At the Metropolitan Museum of Art in New York, programs for families (children ages 6 through 12) range from lectures and sketch series, such as "Animals in African Art," to family guides such as "art hunts."

"What Time of Day Is It?" is an art hunt that encourages children to explore the galleries of 19th-century European painting and sculpture and see how light is used. "Look at different ways artists paint water and sky at different times of the day," one guide suggests. Program guides also come in Spanish and other languages.

Back at the teapots at Boston's Museum of Fine Arts, Lorri Berenberg, director of outreach in the department of education, points out the importance of asking children opened-ended questions. Leaders validate what children are saying; there is no right or wrong.

"It's critical to help them connect to something familiar. You don't need to know a lot to discover a lot," Ms. Berenberg says.

Later, children (the average age is 7) are led downstairs to make their own tea sets with cardboard and colored pens, before they get picked up at 5 p.m. One mother, who drove an hour into the city for the program, says her daughter enjoys the activities and being with other children, adding "the exposure [to art] is great."

Self-guided family tours, as opposed to museum-structured programs, also provide families with a reason to come back - and discover on their own. "Unravel the Mystery of the Mummy" is by far the favorite at the MFA. Families are given a brochure with questions, such as "find the painted mummy-shaped case," and drawing exercises such as "decorate this mummy mask."

At the National Gallery of Art in Washington, families visiting on Sundays in March can enjoy a calligraphy demonstration and hands-on activity after viewing the exhibition "Splendors of Imperial China."

"Our mission is to serve the nation as well as the local community," says Anne Henderson, head of the department of Teacher and School Programs for the National Gallery.

"Art Around the Corner," for example, brings in fifth- and sixth-graders from the city. And Teacher and School Program packets are available by mail free of charge.
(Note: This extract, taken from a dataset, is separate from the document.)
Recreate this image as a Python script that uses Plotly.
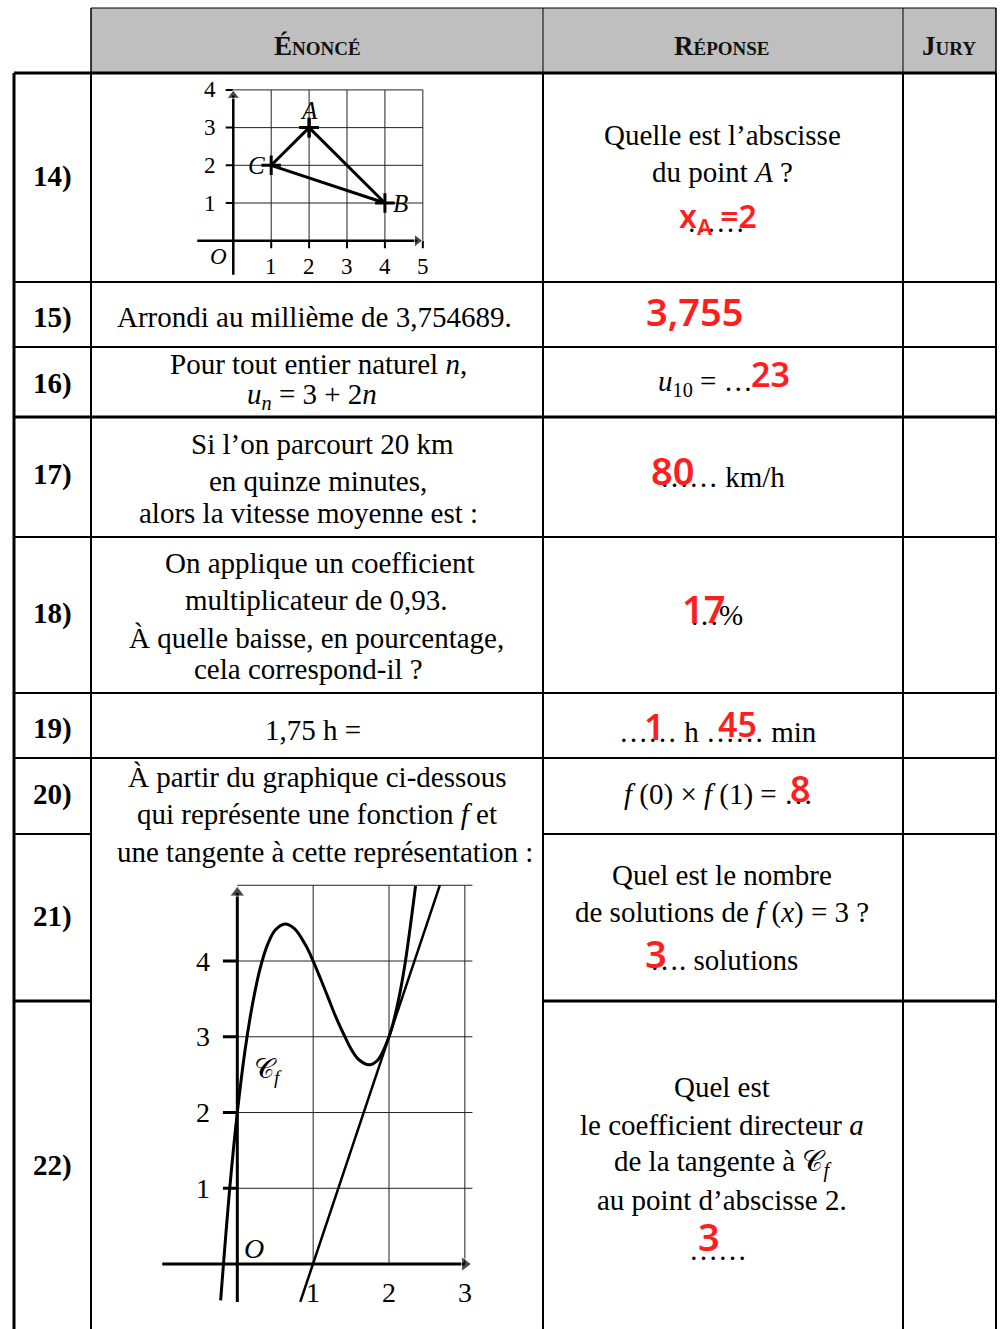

"It's certainly in the museums' best interest to provide teachers with resources. You build your future audience," Ms. Henderson says. Of the thousands of schoolchildren that visit on field trips, all go home with family passes to encourage them to return. This is common practice among most metro art museums now.

At the moment there is a push in education for interdisciplinary learning, Henderson notes, so museums are natural springboards.

Not surprisingly, many museums host home-schoolers on a regular basis.

In that light, every parent or guardian can act as educator amid craft, sculpture, and painting.

"We emphasize parent training so they have skills that they can use independent from the teacher here," says MOMA's Ms. Raimond. "It's looking and talking about art ... and asking questions such as, 'What's going on in this painting?' "

Berenberg at the MFA concurs: "We'd like to think that once parents feel empowered to make it fun for kids, they can go to any museum with that spark ready to ignite interest in their children."